Downside, it would have to be a cold kitchen. There is no hood/range/oven and to bring them in would be outside of my budget currently. But I would sous vide cook, plus most of my items would be dry cured etc, which doesn't use heat anyway. I would need to find out if I can use an electric smoker in the back alleyway.

The quiet nature of the weekend business would not be all bad for me too. I can use the kitchen to prep food for my catering events, plus as many of the items would be very labor intensive, I could prep on the weekends as well. Salumi and home made Mayonnaise etc.

I would also have to figure out the coffee thing. The morning coffee business would be really important. Brion will be talking with Weaver's coffee to secure the best coffee (IMO) money can buy and my friend April, who is a shift leader for Starbucks will help me set up and train to do this. I think quick serve will be really important for this place.
I also will have to put in a bunch of meat soon if I want to open the place in like 01/11. It is all so nebulous... but the numbers don't look too bad so far. I think I would need to really get some good word of mouth to get people out of their office buildings and into my shop. Free samples would likely be a good idea... I think my product is really good and will sell itself.

Friday, August 6, 2010

Where is the line between interest, passion...

and obsession?

My outside fridge is filling beautifully with meat.... meat... glorious meat.

I was getting low on product so I started 5 pork bellies for pancetta, they are almost dry. I have 15 lbs of salumi curing using the spice mixture from Scappi's "Mortadella"... so Italian... fennel, cinnamon, peppercorn, and nutmeg. Fresh herbs: mint, majoram and thyme. I also have about 20 lbs of modern Nduja cased and ready to cold smoke, drying in the outside fridge.

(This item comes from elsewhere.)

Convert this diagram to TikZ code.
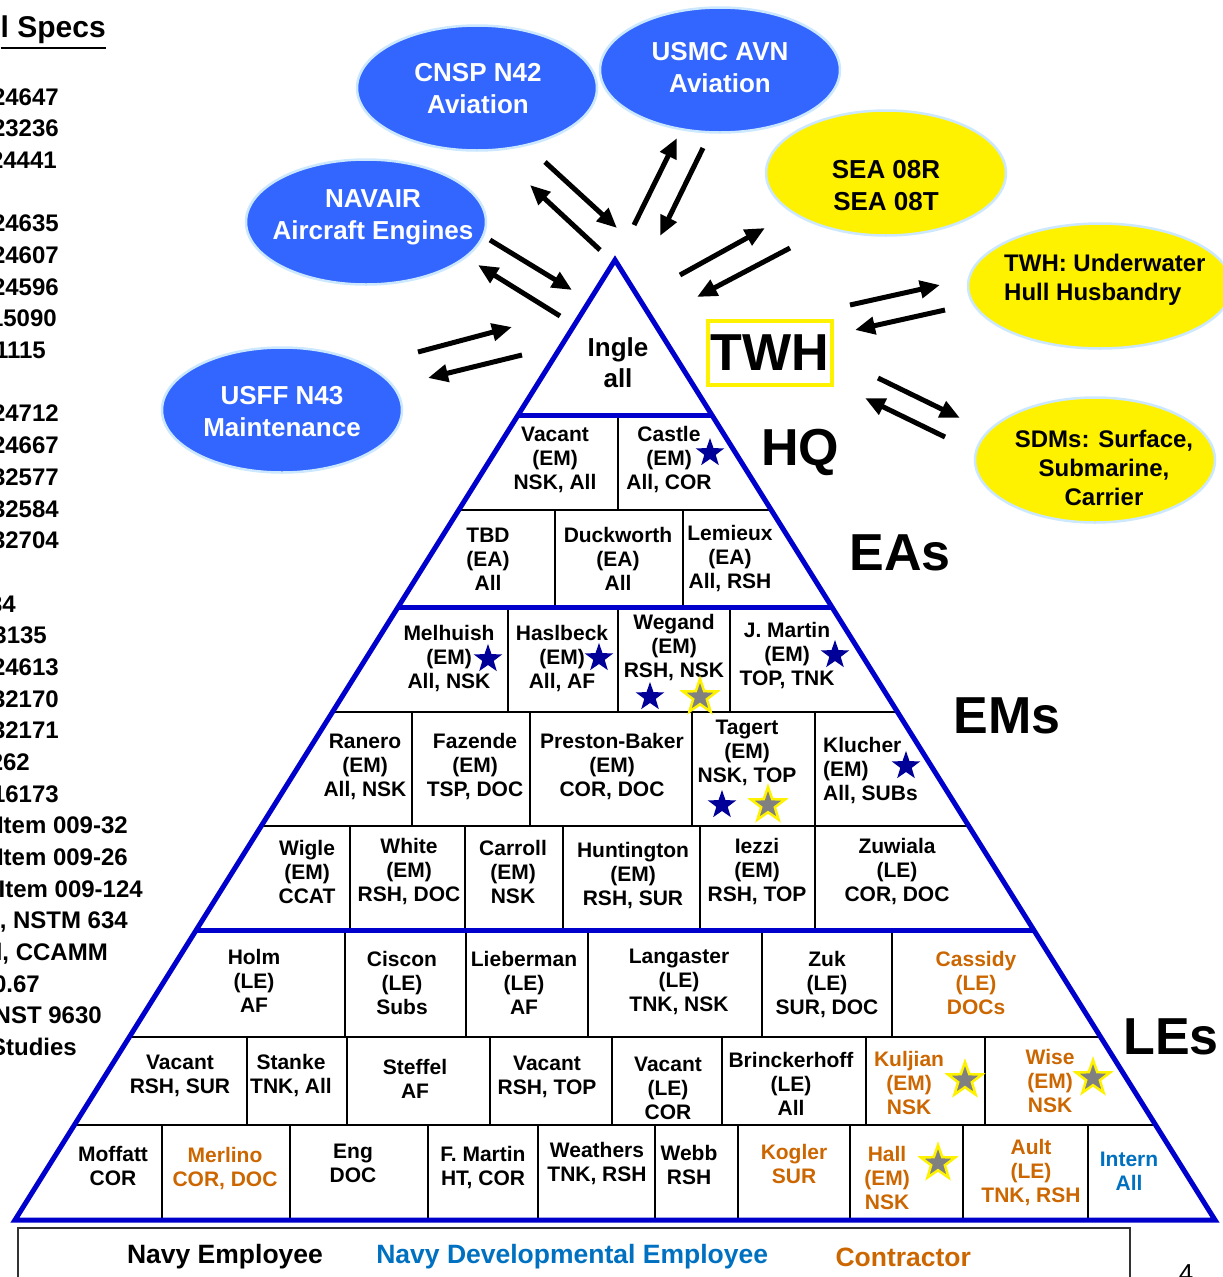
\documentclass[tikz,border=0pt]{standalone}
\usepackage{fontspec}
\setmainfont{Liberation Sans}
\usetikzlibrary{shapes,positioning,arrows.meta,calc}

\definecolor{pyrblue}{RGB}{0,0,204}
\definecolor{bubblue}{RGB}{51,102,255}
\definecolor{bubedge}{RGB}{204,232,255}
\definecolor{contract}{RGB}{204,102,0}
\definecolor{devblue}{RGB}{0,112,192}
\definecolor{starblue}{RGB}{0,0,153}
\definecolor{stargray}{RGB}{128,128,128}

\newcommand{\pyrfont}[2]{\fontsize{#1}{#2}\selectfont\bfseries}

\begin{document}
\begin{tikzpicture}[x=1pt,y=-1pt,
    cell/.style={align=center, inner sep=0pt, yshift=-1pt, font=\pyrfont{21}{24}},
    contr/.style={cell, text=contract},
    tier/.style={inner sep=0pt, font=\pyrfont{52}{52}},
    spec/.style={inner sep=0pt, font=\pyrfont{24}{28}, text height=17pt, text depth=0pt},
    bubble/.style={ellipse, draw=bubedge, line width=2.5pt, inner sep=0pt,
        minimum width=240pt, minimum height=125pt},
    bluebub/.style={bubble, fill=bubblue},
    yellowbub/.style={bubble, fill=yellow},
    bubtxt/.style={align=center, inner sep=0pt, font=\pyrfont{26}{32}},
    divider/.style={black, line width=2.5pt},
    arr/.style={line width=5pt, -{Triangle[length=20pt,width=17pt]}},
    bstar/.style={star, star points=5, star point ratio=2.5, fill=starblue,
        inner sep=0pt, minimum size=30pt},
    gstar/.style={star, star points=5, star point ratio=2.5, fill=stargray,
        draw=yellow, line width=2.5pt, inner sep=0pt, minimum size=36pt},
    legend/.style={inner sep=0pt, font=\pyrfont{26.5}{30}}]

\useasboundingbox (0,0) rectangle (1223,1277);

% spec list, cut at the left edge
\node[inner sep=0pt, font=\pyrfont{30}{34}, anchor=east] (spechead) at (106,30) {l Specs};
\draw[line width=2pt] ($(spechead.south west)+(0,4)$) -- ($(spechead.south east)+(0,4)$);
\foreach \yy/\xe/\txt in {97/59/24647, 128/59/23236, 160/57/24441, 223/59/24635,
    255/59/24607, 287/59/24596, 318/57/15090, 350/46/1115, 413/59/24712,
    445/59/24667, 477/59/32577, 509/59/32584, 540/59/32704, 604/16/34,
    635/47/3135, 667/59/24613, 699/59/32170, 730/59/32171, 762/30/262,
    794/59/16173, 825/128/Item 009-32, 857/128/Item 009-26, 889/143/Item 009-124,
    920/128/{, NSTM 634}, 952/108/{l, CCAMM}, 984/40/0.67, 1015/102/NST 9630,
    1047/77/Studies}
  \node[spec, anchor=east] (spec\yy) at (\xe,\yy) {\txt};

% outside organisations
\node[bluebub] (cnsp) at (477,88) {};
\node[bubtxt, text=white] (cnsptxt) at (478,89) {CNSP N42\\Aviation};
\node[bluebub] (usmc) at (720,70) {};
\node[bubtxt, text=white] (usmctxt) at (720,68) {USMC AVN\\Aviation};
\node[bluebub] (navair) at (366,222) {};
\node[bubtxt, text=white] (navairtxt) at (373,217) {NAVAIR\\Aircraft Engines};
\node[bluebub] (usff) at (282,410) {};
\node[bubtxt, text=white] (usfftxt) at (282,412) {USFF N43\\Maintenance};
\node[yellowbub] (sea) at (886,173) {};
\node[bubtxt] (seatxt) at (886,186) {SEA 08R\\SEA 08T};
\node[yellowbub, minimum width=264pt] (uwhh) at (1100,286) {};
\node[bubtxt, align=left, font=\pyrfont{24}{29}, anchor=west] (uwhhtxt) at (1004,280) {TWH: Underwater\\Hull Husbandry};
\node[yellowbub] (sdms) at (1095,460) {};
\node[bubtxt, font=\pyrfont{24}{29}] (sdmstxt) at (1104,468) {SDMs: Surface,\\Submarine,\\Carrier};

% arrows in and out
\foreach \sx/\sy/\ex/\ey [count=\i] in {545/162/617/228, 600/250/530/185,
    634/225/677/138, 703/148/660/236, 490/240/572/290, 560/316/478/265,
    418/352/512/327, 522/355/428/378, 680/275/765/228, 790/248/697/297,
    850/305/940/285, 945/310/855/330, 878/378/960/418, 945/437/865/398}
{
  \coordinate (from\i) at (\sx,\sy);
  \coordinate (to\i) at (\ex,\ey);
  \draw[arr] (from\i) -- (to\i);
}

% pyramid
\coordinate (apex) at (615,260);
\coordinate (bl) at (15,1220);
\coordinate (br) at (1215,1220);

\foreach \top/\bot/\xs in {415/510/{618}, 510/607/{555,683}, 607/712/{508,618,730},
    712/826/{412,530,692,815}, 826/930/{350,465,563,700,815},
    930/1037/{345,466,588,762,892}, 1037/1125/{247,347,490,612,722,866,985},
    1125/1220/{162,290,428,538,655,738,850,963,1088}}
  \foreach \x in \xs
    \draw[divider] (\x,\top) -- (\x,\bot);

\foreach \yy/\col/\lw in {510/black/2.5pt, 712/black/2.5pt, 826/black/2.5pt,
    1037/black/2.5pt, 1125/black/2.5pt, 415/pyrblue/5pt, 607/pyrblue/5pt, 930/pyrblue/5pt}
  \draw[\col, line width=\lw] ($(apex)!{(\yy-260)/960}!(bl)$) -- ($(apex)!{(\yy-260)/960}!(br)$);

\draw[pyrblue, line width=5pt] (apex) -- (bl) -- (br) -- cycle;

\node[inner sep=0pt, align=center, font=\pyrfont{26}{31}] (ingle) at (618,363) {Ingle\\all};
\node[tier, draw=yellow, line width=4pt, minimum width=124pt, minimum height=64pt] (twh) at (770,353) {TWH};
\node[tier] (hq) at (800,452) {HQ};
\node[tier] (eas) at (900,553) {EAs};
\node[tier] (ems) at (1007,716) {EMs};
\node[tier] (les) at (1171,1037) {LEs};

% HQ
\node[cell] (vacanthq) at (555,459) {Vacant\\(EM)\\NSK, All};
\node[cell] (castle) at (669,459) {Castle\\(EM)\\All, COR};
\node[bstar] (castlestar) at (710,453) {};

% EAs
\node[cell] (tbd) at (488,558) {TBD\\(EA)\\All};
\node[cell] (duckworth) at (618,558) {Duckworth\\(EA)\\All};
\node[cell] (lemieux) at (730,558) {Lemieux\\(EA)\\All, RSH};

% EMs
\node[cell] (melhuish) at (449,658) {Melhuish\\(EM)\\All, NSK};
\node[bstar] (melhuishstar) at (488,659) {};
\node[cell] (haslbeck) at (562,658) {Haslbeck\\(EM)\\All, AF};
\node[bstar] (haslbeckstar) at (599,658) {};
\node[cell] (wegand) at (674,647) {Wegand\\(EM)\\RSH, NSK};
\node[bstar] (wegandstar) at (650,697) {};
\node[gstar] (wegandgstar) at (700,697) {};
\node[cell] (jmartin) at (787,655) {J. Martin\\(EM)\\TOP, TNK};
\node[bstar] (jmartinstar) at (835,655) {};

\node[cell] (ranero) at (365,766) {Ranero\\(EM)\\All, NSK};
\node[cell] (fazende) at (475,766) {Fazende\\(EM)\\TSP, DOC};
\node[cell] (preston) at (612,766) {Preston-Baker\\(EM)\\COR, DOC};
\node[cell] (tagert) at (747,752) {Tagert\\(EM)\\NSK, TOP};
\node[bstar] (tagertstar) at (722,805) {};
\node[gstar] (tagertgstar) at (768,805) {};
\node[cell, align=left, anchor=west] (klucher) at (823,770) {Klucher\\(EM)\\All, SUBs};
\node[bstar] (klucherstar) at (906,766) {};

\node[cell] (wigle) at (307,871) {Wigle\\(EM)\\CCAT};
\node[cell] (white) at (409,871) {White\\(EM)\\RSH, DOC};
\node[cell] (carroll) at (513,871) {Carroll\\(EM)\\NSK};
\node[cell] (huntington) at (633,875) {Huntington\\(EM)\\RSH, SUR};
\node[cell] (iezzi) at (757,871) {Iezzi\\(EM)\\RSH, TOP};
\node[cell] (zuwiala) at (897,871) {Zuwiala\\(LE)\\COR, DOC};

% LEs
\node[cell] (holm) at (254,980) {Holm\\(LE)\\AF};
\node[cell] (ciscon) at (402,982) {Ciscon\\(LE)\\Subs};
\node[cell] (lieberman) at (524,982) {Lieberman\\(LE)\\AF};
\node[cell] (langaster) at (679,981) {Langaster\\(LE)\\TNK, NSK};
\node[cell] (zuk) at (827,984) {Zuk\\(LE)\\SUR, DOC};
\node[contr] (cassidy) at (976,982) {Cassidy\\(LE)\\DOCs};

\node[cell] (vacantle1) at (180,1075) {Vacant\\RSH, SUR};
\node[cell] (stanke) at (291,1075) {Stanke\\TNK, All};
\node[cell] (steffel) at (415,1078) {Steffel\\AF};
\node[cell] (vacantle2) at (547,1076) {Vacant\\RSH, TOP};
\node[cell] (vacantle3) at (668,1087) {Vacant\\(LE)\\COR};
\node[cell] (brinck) at (791,1083) {Brinckerhoff\\(LE)\\All};
\node[contr] (kuljian) at (909,1082) {Kuljian\\(EM)\\NSK};
\node[gstar] (kuljianstar) at (965,1080) {};
\node[contr] (wise) at (1050,1080) {Wise\\(EM)\\NSK};
\node[gstar] (wisestar) at (1093,1078) {};

\node[cell] (moffatt) at (113,1165) {Moffatt\\COR};
\node[contr] (merlino) at (225,1168) {Merlino\\COR, DOC};
\node[cell] (eng) at (353,1162) {Eng\\DOC};
\node[cell] (fmartin) at (483,1167) {F. Martin\\HT, COR};
\node[cell] (weathers) at (597,1163) {Weathers\\TNK, RSH};
\node[cell] (webb) at (689,1164) {Webb\\RSH};
\node[contr] (kogler) at (794,1163) {Kogler\\SUR};
\node[contr] (hall) at (887,1177) {Hall\\(EM)\\NSK};
\node[gstar] (hallstar) at (938,1163) {};
\node[contr] (ault) at (1031,1172) {Ault\\(LE)\\TNK, RSH};
\node[cell, text=devblue] (intern) at (1129,1170) {Intern\\All};

% legend
\draw[black!80, line width=2.5pt] (18,1228) rectangle (1130,1300);
\node[legend] (navyemp) at (225,1257) {Navy Employee};
\node[legend, text=devblue, right=53pt of navyemp] (devemp) {Navy Developmental Employee};
\node[legend, text=contract, right=67pt of devemp] (contractor) {Contractor};
\node[inner sep=0pt, font=\fontsize{26}{30}\selectfont, anchor=north] (pagenum) at (1186,1264) {4};

\end{tikzpicture}
\end{document}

I did not use so much hot spice and peppers, and I added blood and mace. I love the sweet earthiness the blood adds to sausage and I find myself craving it in the smokiness of Nduja. I also did this amazing Scappi recipe of raw chicken breast, parboiled pork belly, saffron, Parmesan, currants and Italian sweet spices. The last sausage was the Saveloy, veal, pork and liver, truffles, raisins, eggs, fresh cheese and Parmesan. I hot smoked them over cherry wood.

I also brined brisket for MY pastrami. It is drying in now and developing it's lovely pellicle. I am sad that most Americans will never try fresh home made pastrami. The sad pale overpeppered and dry piece of shit we are served on deli sandwiches is nothing like the honey and garlic and pepper and coriander wet cured meat that is air dried and then hot smoked for 8 hours to a deep red, like the inside of a beating heart, and then let to sit for three days, then steamed until it falls apart, it's fatty bits like slippery pieces of hot smoke and spice.

I have two small Capicolla started, plus a Lonza in dry cure now. They sit in their little half hotel pans with their bellies peeking up like little fat Feziwigs sleeping off a Christmas party hang over. I am almost done processing the salumi that needs to get to curing and drying. A massive amount of it has been done this past week, thanks to the help of my beloved meat loving friends.

I also picked up duck gizzards with Ariane and smoked them in cherry wood, and then confited them in goose fat. They are deep red from the smoke and I put star anise, peppercorn and garlic in the goose fat.

I feel like... a Pioneer mother ready for winter. Larder fat with pickles and preserves... the smell of meat and peppercorn and bay in my meat cooler. 75 lbs and counting of meat. Soon... the fish.